In November 2011, the company was named as amongst the world's 29 systemic banks.
In 2012, the company acquired Goldman Sachs Administration Services, a hedge fund administrator, for $550 million.
In November 2014, the company sold SSARIS Advisors, its hedge fund unit, to senior management.
In 2016, State Street launched a program called Beacon, focused on cutting costs and improving reporting technology. Their main focus was to shrink their US workforce in order to bolster profits in excess of $2.5 billion (2018 figures). Also in 2016, the company acquired the asset management business of General Electric.
In 2017, the company announced that Jay Hooley, the chief executive officer of the company, would retire, to be succeeded by Ronald P. O’Hanley, then vice chairman, president and CEO of State Street Global Advisors.
In 2018, State Street completed its acquisition of Charles River Development, a Burlington, Massachusetts provider of investment management software. The deal closed October 1, 2018, at a cost of approximately $2.6 billion that will be financed by the suspension of share repurchases and the issuing of common and preferred equity. News of the acquisition led to a drop in State Street shares of nearly 10% with share prices remaining flat since the purchase.
In January 2019, State Street announced that it planned to lay off 1,500 employees, increasing the number to 2,300 in July. During that period, the company shifted their workforce from the United States to countries like China, India and Poland and operated under a hiring freeze. The increased overseas hiring resulted in a net gain of employment of over 3,000.
In September 2021, State Street agreed to buy Brown Brothers Harriman & Co.'s investor-services business for $3.5 billion in cash. Following continued scrutiny in receiving regulatory approvals, the deal was mutually agreed to be dropped in November 2022.
In 2009, California alleged on behalf of its pension funds CalPERS and CalSTRS that State Street had committed fraud on currency trades handled by the custodian bank.
On February 28, 2012, State Street Global Advisors entered into a consent order with the Massachusetts Securities Division. The Division was investigating the firm's role as the investment manager of a $1.65 billion (USD) hybrid collateralized debt obligation.
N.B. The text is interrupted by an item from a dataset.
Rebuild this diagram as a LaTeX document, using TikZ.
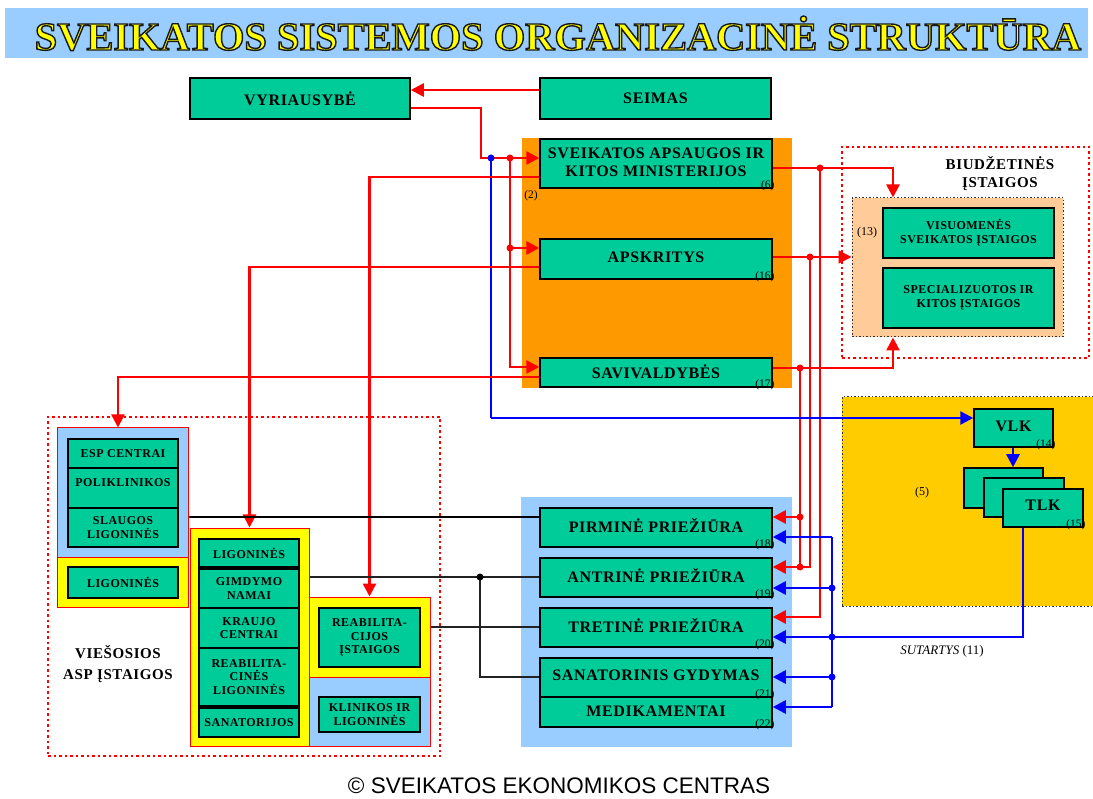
\documentclass[tikz,border=0pt]{standalone}
\usepackage{fontspec}
\usepackage{graphicx}
\setmainfont{Liberation Serif}
\newfontfamily\bxf[LetterSpace=4]{Liberation Serif}
\newfontfamily\sansf{Liberation Sans}
\usetikzlibrary{arrows.meta}
\definecolor{grn}{HTML}{00CC99}
\definecolor{org}{HTML}{FF9900}
\definecolor{lblue}{HTML}{99CCFF}
\definecolor{peach}{HTML}{FFCC99}
\definecolor{gold}{HTML}{FFCC00}
\definecolor{ylw}{HTML}{FFFF00}
\definecolor{rd}{HTML}{FF0000}
\definecolor{bl}{HTML}{0000FF}
\definecolor{blk}{HTML}{222222}
\newcommand\RB[7]{\node[#1, minimum width={(#5-#3)*1pt}, minimum height={(#6-#4)*1pt}] (#2) at ({(#3+#5)/2},{(#4+#6)/2}) {#7};}
\newcommand\ttltext{\bfseries SVEIKATOS SISTEMOS ORGANIZACINĖ STRUKTŪRA}
\begin{document}
\begin{tikzpicture}[x=1pt,y=-1pt,
  gbox/.style={draw=black, line width=1.5pt, fill=grn, inner sep=0pt, align=center, font=\bxf\bfseries\fontsize{16}{18}\selectfont},
  sbox/.style={gbox, font=\bxf\bfseries\fontsize{12}{13.5}\selectfont},
  bg/.style={inner sep=0pt, draw=none},
  rbord/.style={inner sep=0pt, draw=rd, line width=1pt},
  kdot/.style={inner sep=0pt, draw=black!80, line width=1pt, dash pattern=on 1.5pt off 2pt},
  rdot/.style={inner sep=0pt, draw=rd, line width=2.5pt, dash pattern=on 2.5pt off 3pt},
  num/.style={inner sep=0pt, font=\fontsize{11.5}{11.5}\selectfont, anchor=south east},
  txt/.style={inner sep=0pt, align=center, font=\bxf\bfseries\fontsize{12}{14}\selectfont},
  rthick/.style={draw=rd, line width=2.6pt},
  rthin/.style={draw=rd, line width=1.4pt},
  bthin/.style={draw=bl, line width=1.4pt},
  bthick/.style={draw=bl, line width=2.6pt},
  kthick/.style={draw=black, line width=2.6pt},
  kthin/.style={draw=blk, line width=1.4pt},
  tip/.style={-{Triangle[length=13pt,width=13pt]}},
  dot/.style={circle, inner sep=0pt, minimum size=7pt}
]
\useasboundingbox (0,0) rectangle (1093,799);
\fill[white] (0,0) rectangle (1093,799);
% title
\RB{bg, fill=lblue}{titlebar}{5}{8}{1088}{58}{}
\node[anchor=base, inner sep=0pt] (title) at (558,50) {\resizebox{1046pt}{34pt}{\color{ylw}\special{pdf:code 2 Tr 0.35 w 0.1 0.1 0.1 RG}\ttltext\special{pdf:code 0 Tr}}};

% backgrounds
\RB{bg, fill=org}{orange}{522}{138}{792}{388}{}
\RB{rdot}{budout}{842}{147}{1089}{358}{}
\RB{kdot, fill=peach}{peach}{852}{198}{1063}{337}{}
\RB{kdot, fill=gold}{goldbg}{842}{397}{1096}{606}{}
\RB{bg, fill=lblue}{midbg}{521}{497}{792}{747}{}
\RB{rdot}{pubout}{48}{417}{440}{756}{}
\RB{rbord, fill=lblue}{espB}{57}{428}{188}{557}{}
\RB{rbord, fill=ylw}{ligY1}{57}{557}{188}{607}{}
\RB{rbord, fill=ylw}{ligY}{190}{528}{309}{746}{}
\RB{rbord, fill=ylw}{reabY}{309}{597}{430}{677}{}
\RB{rbord, fill=lblue}{klB}{309}{677}{430}{746}{}

% top boxes
\RB{gbox}{vyr}{190}{78}{410}{119}{VYRIAUSYBĖ}
\RB{gbox}{seimas}{540}{78}{771}{119}{SEIMAS}
\RB{gbox}{min}{540}{139}{772}{188}{\raisebox{2pt}{\begin{tabular}{@{}c@{}}SVEIKATOS APSAUGOS IR\\KITOS MINISTERIJOS\end{tabular}}}
\RB{gbox}{apsk}{540}{239}{772}{279}{\raisebox{4pt}{APSKRITYS}}
\RB{gbox}{sav}{540}{358}{772}{387}{\raisebox{2pt}{SAVIVALDYBĖS}}

% connectors top
\draw[rthick,tip] (seimas.west |- 0,90) -- (vyr.east |- 0,90);
\draw[rthin] (vyr.east |- 0,108) -- (481,108) -- (481,158) -- (510,158);
\draw[rthick,tip] (510,158) -- (min.west |- 0,158);
\draw[rthick,tip] (510,158) |- (sav.west |- 0,367);
\draw[rthick,tip] (510,248) -- (apsk.west |- 0,248);
\draw[bthin] (491,158) -- (491,418);
% left red
\draw[rthick,tip] (min.west |- 0,177) -| (reabY.north);
\draw[rthick,tip] (apsk.west |- 0,267) -| (ligY.north);
\draw[rthick,tip] (sav.west |- 0,377) -| (espB.north -| 118,0);
% right red
\draw[rthin] (min.east |- 0,168) -- (893,168);
\draw[rthick,tip] (893,167) -- (peach.north -| 893,0);
\draw[rthin,tip] (apsk.east |- 0,257) -- (peach.west |- 0,257);
\draw[rthick] (sav.east |- 0,368) -- (893,368);
\draw[rthick,tip] (893,369) -- (peach.south -| 893,0);

% budget boxes
\RB{gbox, font=\bxf\bfseries\fontsize{12}{14}\selectfont}{vis}{883}{208}{1054}{258}{VISUOMENĖS\\SVEIKATOS ĮSTAIGOS}
\RB{gbox, font=\bxf\bfseries\fontsize{12}{14}\selectfont}{spec}{883}{268}{1054}{328}{\raisebox{6pt}{\begin{tabular}{@{}c@{}}SPECIALIZUOTOS IR\\KITOS ĮSTAIGOS\end{tabular}}}
\node[txt, font=\bxf\bfseries\fontsize{15}{18}\selectfont] (budT) at (1000,174) {BIUDŽETINĖS\\ĮSTAIGOS};
\node[inner sep=0pt, font=\fontsize{12}{12}\selectfont] (n13) at (867,233) {(13)};

% middle boxes
\RB{gbox}{pirm}{540}{508}{772}{547}{\raisebox{4pt}{PIRMINĖ PRIEŽIŪRA}}
\RB{gbox}{antr}{540}{558}{772}{597}{\raisebox{4pt}{ANTRINĖ PRIEŽIŪRA}}
\RB{gbox}{tret}{540}{608}{772}{647}{\raisebox{4pt}{TRETINĖ PRIEŽIŪRA}}
\RB{gbox}{san}{540}{658}{772}{697}{\raisebox{4pt}{SANATORINIS GYDYMAS}}
\RB{gbox}{med}{540}{697}{772}{727}{\raisebox{2pt}{MEDIKAMENTAI}}

% red verticals to care levels
\draw[rthick,tip] (820,168) |- (tret.east |- 0,617);
\draw[rthick,tip] (810,257) |- (antr.east |- 0,567);
\draw[rthick] (800,368) -- (800,567);
\draw[rthick,tip] (800,517) -- (pirm.east |- 0,517);

% gold area
\RB{gbox}{vlk}{974}{409}{1053}{447}{\raisebox{4pt}{VLK}}
\RB{gbox}{tlkA}{964}{468}{1043}{508}{}
\RB{gbox}{tlkB}{984}{478}{1064}{517}{}
\RB{gbox}{tlkC}{1003}{489}{1083}{527}{\raisebox{5pt}{TLK}}
\node[inner sep=0pt, font=\fontsize{12}{12}\selectfont] (n5) at (922,493) {(5)};
\draw[bthick,tip] (491,418) -- (vlk.west |- 0,418);
\draw[bthick,tip] (vlk.south -| 1013,0) -- (tlkA.north -| 1013,0);

% blue right
\draw[bthick] (832,537) -- (832,707);
\draw[bthick,tip] (832,537) -- (pirm.east |- 0,537);
\draw[bthick,tip] (832,588) -- (antr.east |- 0,588);
\draw[bthick,tip] (832,637) -- (tret.east |- 0,637);
\draw[bthick,tip] (832,677) -- (san.east |- 0,677);
\draw[bthick,tip] (832,707) -- (med.east |- 0,707);
\draw[bthin] (tlkC.south -| 1023,0) |- (832,637);
\node[inner sep=0pt, font=\fontsize{13}{13}\selectfont] (sut) at (942,651) {\textit{SUTARTYS} (11)};

% left boxes
\RB{sbox}{esp1}{68}{439}{178}{468}{ESP CENTRAI}
\RB{sbox}{esp2}{68}{468}{178}{508}{\raisebox{10pt}{POLIKLINIKOS}}
\RB{sbox}{esp3}{68}{508}{178}{547}{SLAUGOS\\LIGONINĖS}
\RB{sbox}{lig0}{68}{567}{178}{598}{LIGONINĖS}
\RB{sbox}{l1}{199}{539}{299}{567}{LIGONINĖS}
\RB{sbox}{l2}{199}{569}{299}{608}{GIMDYMO\\NAMAI}
\RB{sbox}{l3}{199}{608}{299}{648}{KRAUJO\\CENTRAI}
\RB{sbox}{l4}{199}{648}{299}{706}{REABILITA-\\CINĖS\\LIGONINĖS}
\RB{sbox}{l5}{199}{708}{299}{737}{SANATORIJOS}
\RB{sbox}{r1}{319}{608}{420}{667}{REABILITA-\\CIJOS\\ĮSTAIGOS}
\RB{sbox}{k1}{319}{697}{420}{732}{KLINIKOS IR\\LIGONINĖS}
\node[txt, font=\bxf\bfseries\fontsize{15}{21}\selectfont] (pubT) at (118,664) {VIEŠOSIOS\\ASP ĮSTAIGOS};

% black connectors
\draw[kthick] (espB.east |- 0,517) -- (pirm.west |- 0,517);
\draw[kthin] (ligY.east |- 0,577) -- (antr.west |- 0,577);
\draw[kthin] (480,577) |- (san.west |- 0,677);
\draw[kthin] (reabY.east |- 0,627) -- (tret.west |- 0,627);

% dots
\node[dot, fill=bl] (dB1) at (491,158) {};
\node[dot, fill=rd] (dR1) at (510,158) {};
\node[dot, fill=rd] (dR2) at (510,248) {};
\node[dot, fill=rd] (dR3) at (820,168) {};
\node[dot, fill=rd] (dR4) at (810,257) {};
\node[dot, fill=rd] (dR5) at (800,368) {};
\node[dot, fill=rd] (dR6) at (800,517) {};
\node[dot, fill=rd] (dR7) at (800,567) {};
\node[dot, fill=bl] (dB2) at (832,588) {};
\node[dot, fill=bl] (dB3) at (832,637) {};
\node[dot, fill=bl] (dB4) at (832,677) {};
\node[dot, fill=black] (dK1) at (480,577) {};

% numbers
\node[num] (n6) at ([xshift=2pt,yshift=-2pt]min.south east) {(6)};
\node[num] (n16) at ([xshift=2pt,yshift=-2pt]apsk.south east) {(16)};
\node[num] (n17) at ([xshift=2pt,yshift=-2pt]sav.south east) {(17)};
\node[num] (n18) at ([xshift=2pt,yshift=-2pt]pirm.south east) {(18)};
\node[num] (n19) at ([xshift=2pt,yshift=-2pt]antr.south east) {(19)};
\node[num] (n20) at ([xshift=2pt,yshift=-2pt]tret.south east) {(20)};
\node[num] (n21) at ([xshift=2pt,yshift=-2pt]san.south east) {(21)};
\node[num] (n22) at ([xshift=2pt,yshift=-2pt]med.south east) {(22)};
\node[num] (n14) at ([xshift=2pt,yshift=-2pt]vlk.south east) {(14)};
\node[num] (n15) at ([xshift=2pt,yshift=-2pt]tlkC.south east) {(15)};
\node[inner sep=0pt, font=\fontsize{11.5}{11.5}\selectfont] (n2) at (531,196) {(2)};

% footer
\node[anchor=base, inner sep=0pt, font=\sansf\fontsize{22.5}{22.5}\selectfont] (foot) at (559,793) {© SVEIKATOS EKONOMIKOS CENTRAS};
\end{tikzpicture}
\end{document}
The investigation resulted in a fine of $5 million (USD) for the non-disclosure of certain initial investors taking a short position on portions of the CDO.
During the May 2012 annual shareholders meeting, chairman and chief executive Jay Hooley was shouted down on numerous occasions by protesters in relation to the outsourcing and other grievances.
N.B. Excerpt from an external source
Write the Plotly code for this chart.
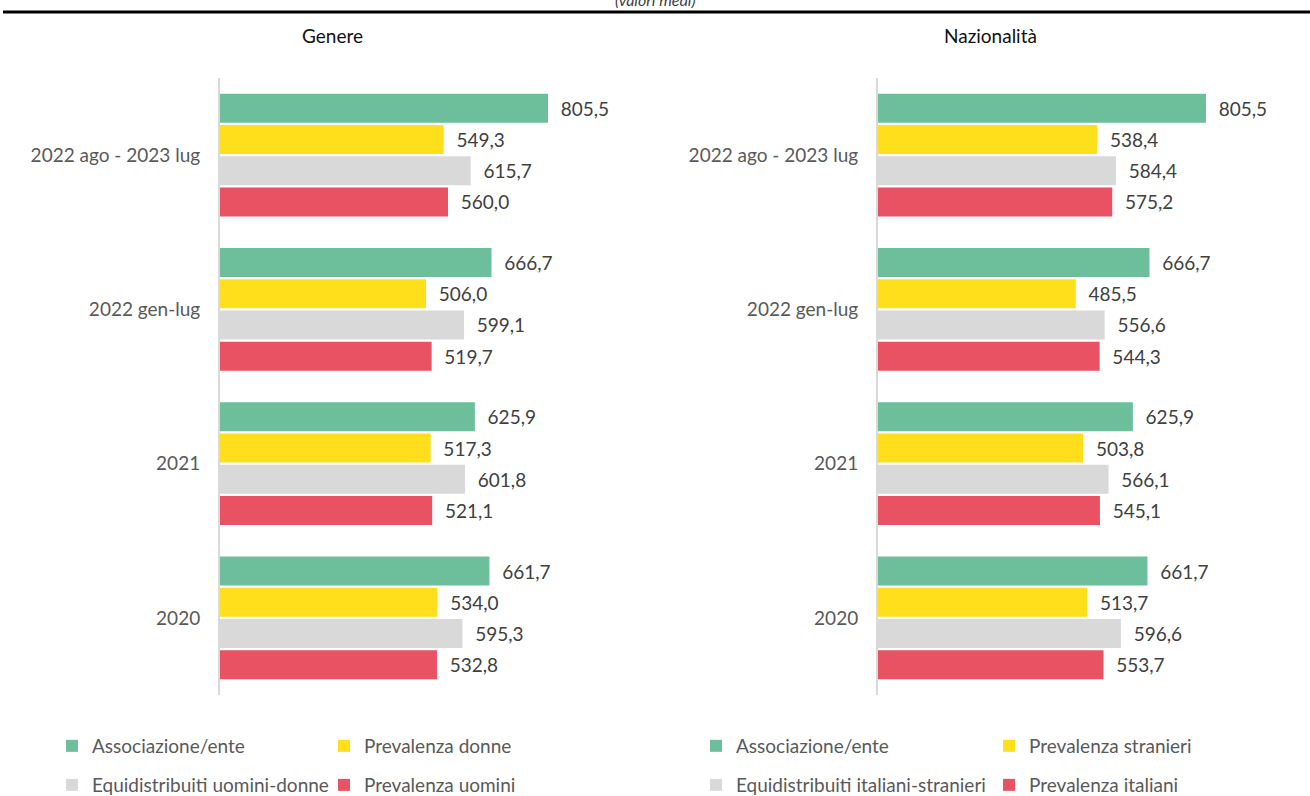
import plotly.graph_objects as go

W, H = 1310, 796

# Categories, bottom to top
categories = ["2020", "2021", "2022 gen-lug", "2022 ago - 2023 lug"]

# Genere
gen_assoc = [661.7, 625.9, 666.7, 805.5]
gen_donne = [534.0, 517.3, 506.0, 549.3]
gen_equi = [595.3, 601.8, 599.1, 615.7]
gen_uomini = [532.8, 521.1, 519.7, 560.0]

# Nazionalità
naz_assoc = [661.7, 625.9, 666.7, 805.5]
naz_stranieri = [513.7, 503.8, 485.5, 538.4]
naz_equi = [596.6, 566.1, 556.6, 584.4]
naz_italiani = [553.7, 545.1, 544.3, 575.2]

GREEN = "#6cbf9a"
YELLOW = "#ffdf1b"
GREY = "#d9d9d9"
RED = "#e85263"

FONT = "Lato"
FS = 19


def px_x(x):
    return x / W


def px_y(y):
    return 1 - y / H


fig = go.Figure()


def add_bar(name, vals, color, xa, ya, legend):
    fig.add_trace(go.Bar(
        name=name, y=categories, x=vals, orientation="h",
        marker=dict(color=color, line=dict(width=0)),
        texttemplate="\u00a0\u00a0%{x:.1f}", textposition="outside",
        constraintext="none", cliponaxis=False,
        textfont=dict(family=FONT, size=FS, color="#404040"),
        xaxis=xa, yaxis=ya, legend=legend,
    ))


# Bottom-to-top within each group: red, grey, yellow, green
add_bar("Prevalenza uomini", gen_uomini, RED, "x", "y", "legend4")
add_bar("Equidistribuiti uomini-donne", gen_equi, GREY, "x", "y", "legend3")
add_bar("Prevalenza donne", gen_donne, YELLOW, "x", "y", "legend2")
add_bar("Associazione/ente", gen_assoc, GREEN, "x", "y", "legend")

add_bar("Prevalenza italiani", naz_italiani, RED, "x2", "y2", "legend8")
add_bar("Equidistribuiti italiani-stranieri", naz_equi, GREY, "x2", "y2", "legend7")
add_bar("Prevalenza stranieri", naz_stranieri, YELLOW, "x2", "y2", "legend6")
add_bar("Associazione/ente", naz_assoc, GREEN, "x2", "y2", "legend5")

scale_w = 407.2  # pixels spanned by 0..1000
ydom = [px_y(695), px_y(78)]

xcommon = dict(range=[0, 1000], visible=False, showgrid=False, zeroline=False, fixedrange=True)
ycommon = dict(
    type="category", categoryorder="array", categoryarray=categories,
    showline=True, linecolor="#d9d9d9", linewidth=2, showgrid=False, zeroline=False,
    ticks="outside", ticklen=14, tickcolor="rgba(0,0,0,0)",
    tickfont=dict(family=FONT, size=FS, color="#595959"), domain=ydom,
)

# legend key positions: (left of swatch, vertical centre of row)
legend_pos = {
    "legend": (70, 746), "legend2": (342, 746), "legend3": (70, 785), "legend4": (342, 785),
    "legend5": (714, 746), "legend6": (1007, 746), "legend7": (714, 785), "legend8": (1007, 785),
}
legends = {}
for key, (sx, sy) in legend_pos.items():
    legends[key] = dict(
        x=px_x(sx - 18), y=px_y(sy), xanchor="left", yanchor="middle",
        bgcolor="rgba(0,0,0,0)", borderwidth=0,
        font=dict(family=FONT, size=FS, color="#595959"),
    )

fig.update_layout(
    width=W, height=H, autosize=False,
    margin=dict(l=0, r=0, t=0, b=0, autoexpand=False),
    paper_bgcolor="white", plot_bgcolor="white",
    barmode="group", bargap=0.19, bargroupgap=0.07,
    separators=",.",
    font=dict(family=FONT, size=FS, color="#595959"),
    xaxis=dict(domain=[px_x(220), px_x(220 + scale_w)], anchor="y", **xcommon),
    yaxis=dict(anchor="x", **ycommon),
    xaxis2=dict(domain=[px_x(878), px_x(878 + scale_w)], anchor="y2", **xcommon),
    yaxis2=dict(anchor="x2", **ycommon),
    showlegend=True,
    **legends,
    shapes=[dict(type="line", xref="paper", yref="paper", x0=px_x(3), x1=1,
                 y0=px_y(12), y1=px_y(12), line=dict(color="#000000", width=3))],
    annotations=[
        dict(text="<i>(valori medi)</i>", xref="paper", yref="paper", x=px_x(655), y=px_y(-1),
             xanchor="center", yanchor="middle", showarrow=False,
             font=dict(family=FONT, size=16, color="#404040")),
        dict(text="Genere", xref="paper", yref="paper", x=px_x(332), y=px_y(35),
             xanchor="center", yanchor="middle", showarrow=False,
             font=dict(family=FONT, size=19, color="#111111")),
        dict(text="Nazionalità", xref="paper", yref="paper", x=px_x(990), y=px_y(35),
             xanchor="center", yanchor="middle", showarrow=False,
             font=dict(family=FONT, size=19, color="#111111")),
    ],
)

fig.write_html("out.html")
On January 18, 2017, State Street agreed to pay $64.6 million to resolve U.S. investigations into what prosecutors said was a scheme to defraud six clients through secret commissions on billions of dollars of trades.
In March 2017, State Street Global Advisors commissioned a statue called Fearless Girl by Kristen Visbal and placed it temporarily in the Financial District, Manhattan, in front of the Wall Street icon Charging Bull. The statue is an advertisement for an index fund which comprises gender diverse companies that have a higher percentage of women among their senior leadership. While some have seen it as an encouragement of women in business, some women criticized the statue as "corporate feminism" that violated their own feminist principles. In October 2017, the company paid $5 million to settle a lawsuit charging that it had paid certain female and black executives less than their male and European-American peers.
State Street announced in January 2020 that State Street Global Advisors will vote against directors of companies in major stock indices that do not meet targets for environmental, social, and governance changes. According to Morningstar Proxy Data, State Street, "supported a majority of the climate-related disclosure requests that shareholders placed on the ballot," during the 2020 proxy season.